Extract every line from the records below that contains the word "this".

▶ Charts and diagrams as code
────
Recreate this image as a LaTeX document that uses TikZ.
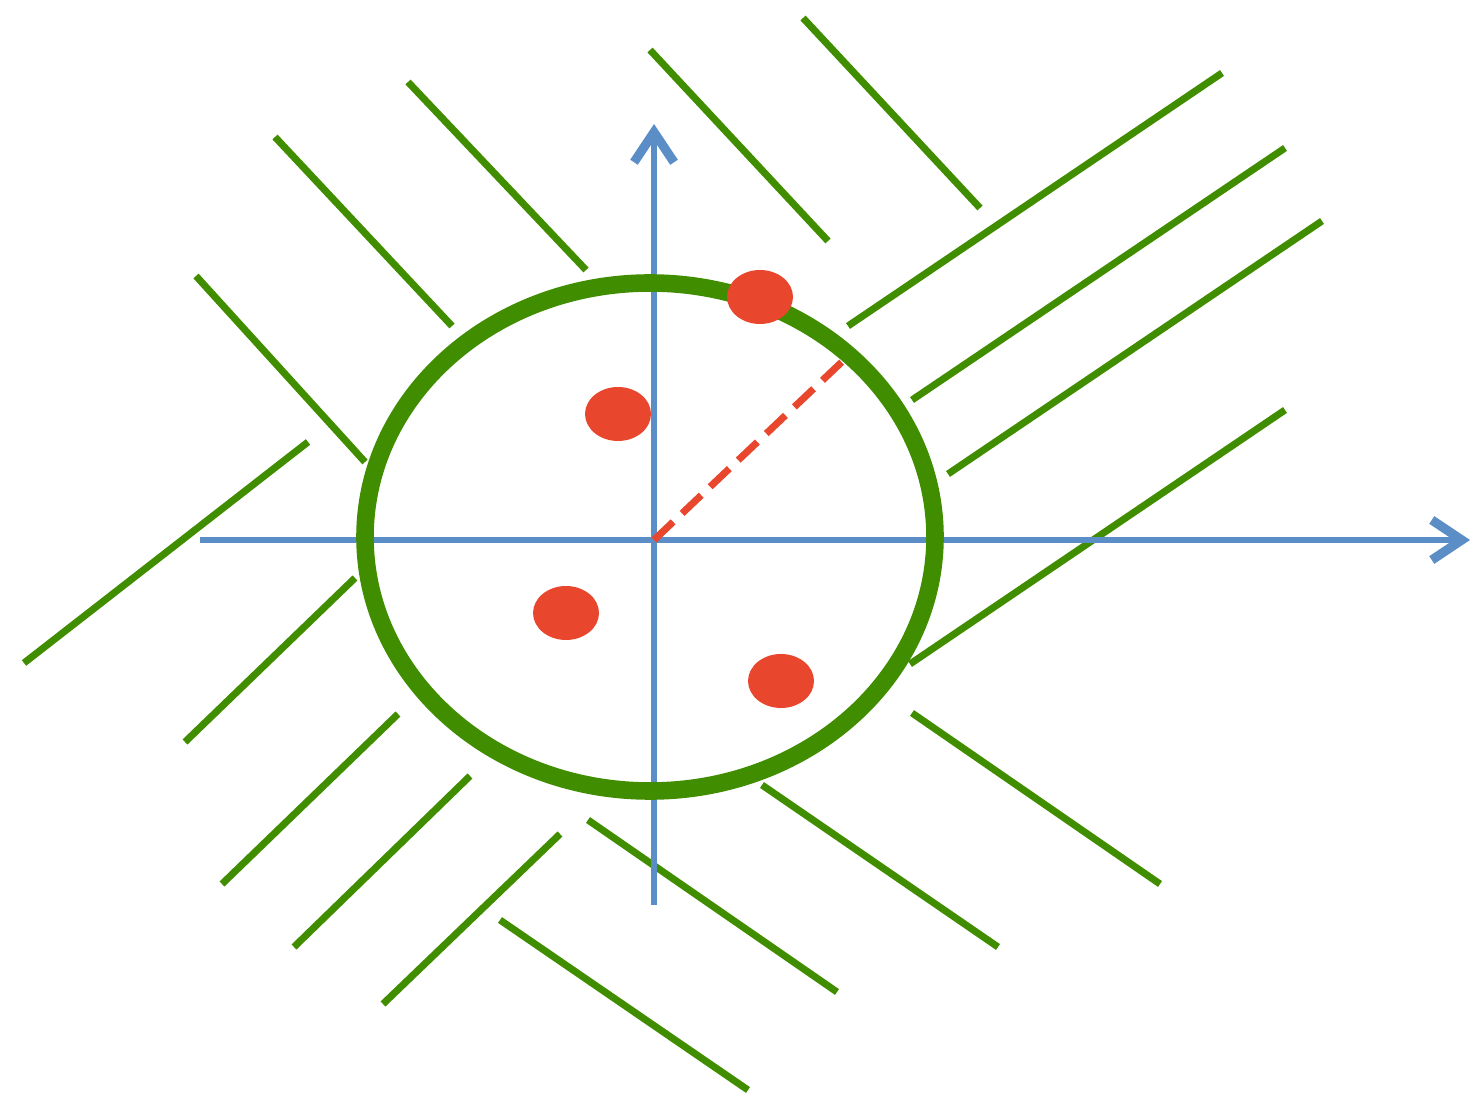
\documentclass[tikz,border=0pt]{standalone}
\usetikzlibrary{arrows.meta}
\definecolor{hgreen}{RGB}{64,141,0}
\definecolor{axblue}{RGB}{91,142,198}
\definecolor{dotred}{RGB}{232,71,46}
\tikzset{
  hatch/.style={hgreen, line width=2pt},
  axis/.style={axblue, line width=1.8pt, -{Straight Barb[length=0.3cm, width=0.4cm, line width=2.6pt]}},
  dot/.style={fill=dotred, draw=none},
}
\begin{document}
\begin{tikzpicture}[x=0.01cm, y=-0.01cm]
\useasboundingbox (0,0) rectangle (1476,1098);
% hatch lines
\draw[hatch] (275,137) -- (452,326);
\draw[hatch] (408,82) -- (586,270);
\draw[hatch] (650,50) -- (828,241);
\draw[hatch] (803,18) -- (980,208);
\draw[hatch] (196,276) -- (365,462);
\draw[hatch] (848,326) -- (1222,73);
\draw[hatch] (912,400) -- (1285,148);
\draw[hatch] (948,474) -- (1322,221);
\draw[hatch] (910,664) -- (1285,410);
\draw[hatch] (308,442) -- (24,663);
\draw[hatch] (355,578) -- (185,742);
\draw[hatch] (398,714) -- (222,884);
\draw[hatch] (470,776) -- (294,947);
\draw[hatch] (560,834) -- (383,1004);
\draw[hatch] (500,920) -- (748,1090);
\draw[hatch] (588,820) -- (837,992);
\draw[hatch] (762,785) -- (998,947);
\draw[hatch] (912,713) -- (1160,884);
% axes
\coordinate (O) at (654,540);
\coordinate (xs) at (200,540);
\coordinate (xe) at (1470,540);
\coordinate (ys) at (654,905);
\coordinate (ye) at (654,124);
\draw[axis] (xs) -- (xe);
\draw[axis] (ys) -- (ye);
% circle
\draw[hgreen, line width=5pt] (650,537) ellipse [x radius=285, y radius=254];
% radius
\coordinate (R) at (846,358);
\draw[dotred, line width=2pt, dash pattern=on 7.5pt off 3.5pt] (O) -- (R);
% points
\fill[dot] (760,297) ellipse [x radius=33, y radius=27];
\fill[dot] (618,414) ellipse [x radius=33, y radius=27];
\fill[dot] (566,613) ellipse [x radius=33, y radius=27];
\fill[dot] (781,681) ellipse [x radius=33, y radius=27];
\end{tikzpicture}
\end{document}
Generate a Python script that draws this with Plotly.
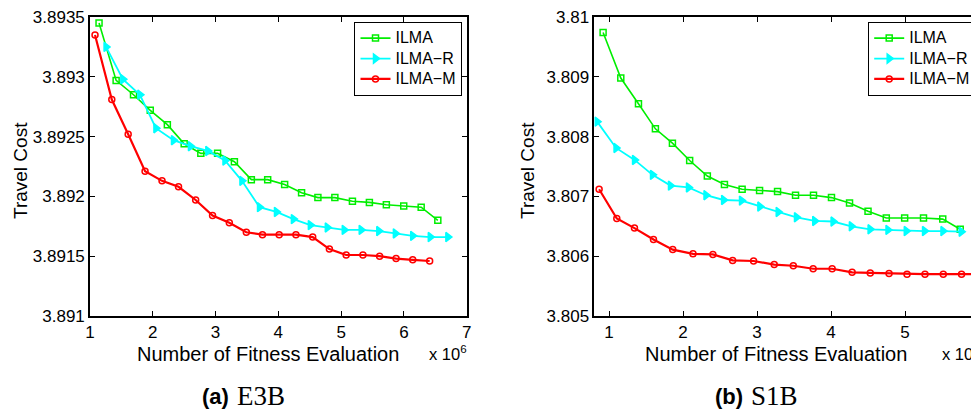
────
▶ COMPLETE OUTPUT
Recreate this image as a LaTeX document that uses TikZ.
Generate a Python script that draws this with Plotly.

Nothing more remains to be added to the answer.